Given material —
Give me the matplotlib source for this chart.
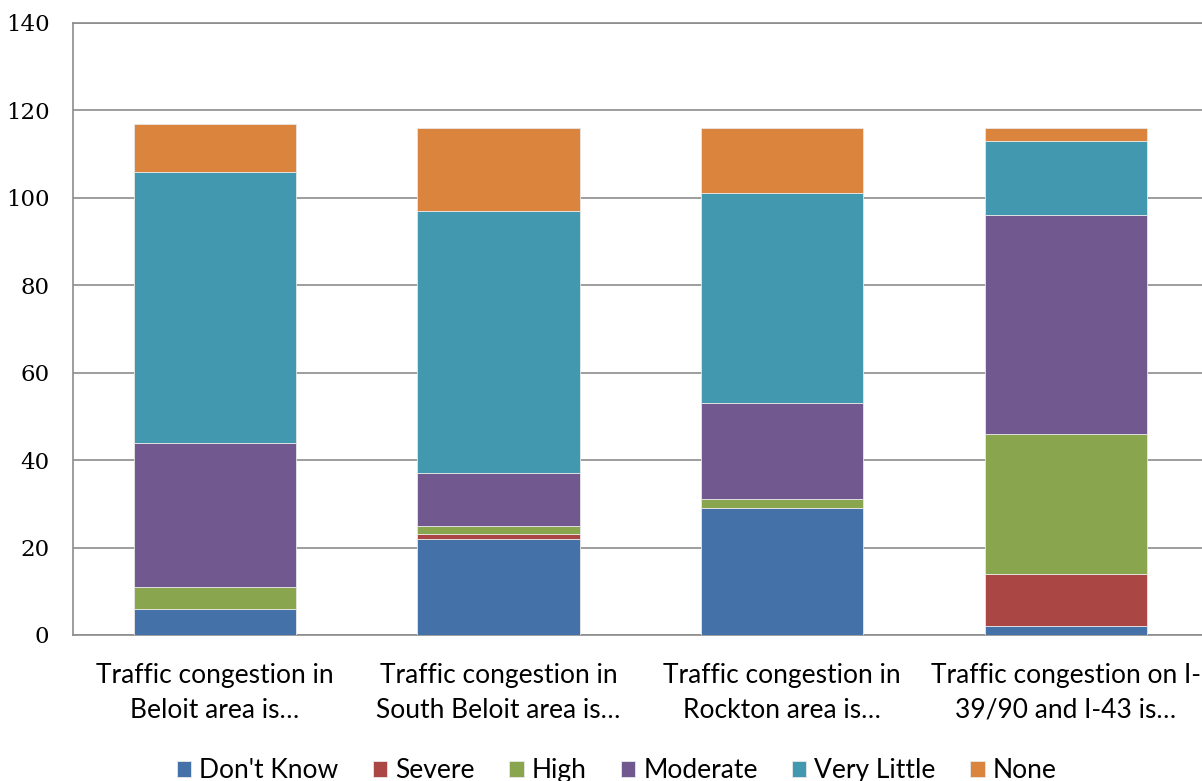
import matplotlib
matplotlib.use("Agg")
import matplotlib.pyplot as plt
import numpy as np

categories = ["Traffic congestion in\nBeloit area is…",
              "Traffic congestion in\nSouth Beloit area is…",
              "Traffic congestion in\nRockton area is…",
              "Traffic congestion on I-\n39/90 and I-43 is…"]
series_names = ["Don't Know", "Severe", "High", "Moderate", "Very Little", "None"]
dont_know = [6, 22, 29, 2]
severe = [0, 1, 0, 12]
high = [5, 2, 2, 32]
moderate = [33, 12, 22, 50]
very_little = [62, 60, 48, 17]
none = [11, 19, 15, 3]
colors = ["#4472A8", "#AA4643", "#89A54E", "#71588F", "#4198AF", "#DB843D"]
yticks = [0, 20, 40, 60, 80, 100, 120, 140]

fig = plt.figure(figsize=(12.02, 7.81), dpi=100)
ax = fig.add_axes([0.0607, 0.187, 0.944, 0.7836])

x = np.arange(len(categories))
bottom = np.zeros(len(categories))
for name, vals, c in zip(series_names, [dont_know, severe, high, moderate, very_little, none], colors):
    ax.bar(x, vals, 0.572, bottom=bottom, color=c, label=name,
           edgecolor="#e8e8e8", linewidth=0.6, zorder=3)
    bottom += np.array(vals)

ax.set_xlim(-0.5, 3.5)
ax.set_ylim(0, 140)
ax.set_yticks(yticks)
ax.set_yticklabels([str(t) for t in yticks], fontfamily="DejaVu Serif", fontsize=16.5)
ax.set_xticks(x)
ax.set_xticklabels(categories, fontfamily="Lato", fontsize=19, linespacing=1.5)
ax.tick_params(axis="both", length=0, colors="black")
ax.tick_params(axis="y", pad=17)
ax.tick_params(axis="x", pad=20)
ax.yaxis.grid(True, color="#8c8c8c", linewidth=1.2, zorder=0)
for s in ["left", "top", "right", "bottom"]:
    ax.spines[s].set_color("#8c8c8c")
    ax.spines[s].set_linewidth(1.2)

leg = fig.legend(loc="lower center", bbox_to_anchor=(0.513, -0.033), ncol=6, frameon=False,
                 prop={"family": "Lato", "size": 19}, handlelength=0.55, handleheight=0.55,
                 handletextpad=0.3, columnspacing=1.3)
fig.savefig("out.png", dpi=100)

Your instructions —
Begin at the first line of the data above and repeat each line exactly, stopping after the line containing "import numpy as np". Omit the pictures.

Response to this exercise —
Give me the matplotlib source for this chart.
import matplotlib
matplotlib.use("Agg")
import matplotlib.pyplot as plt
import numpy as np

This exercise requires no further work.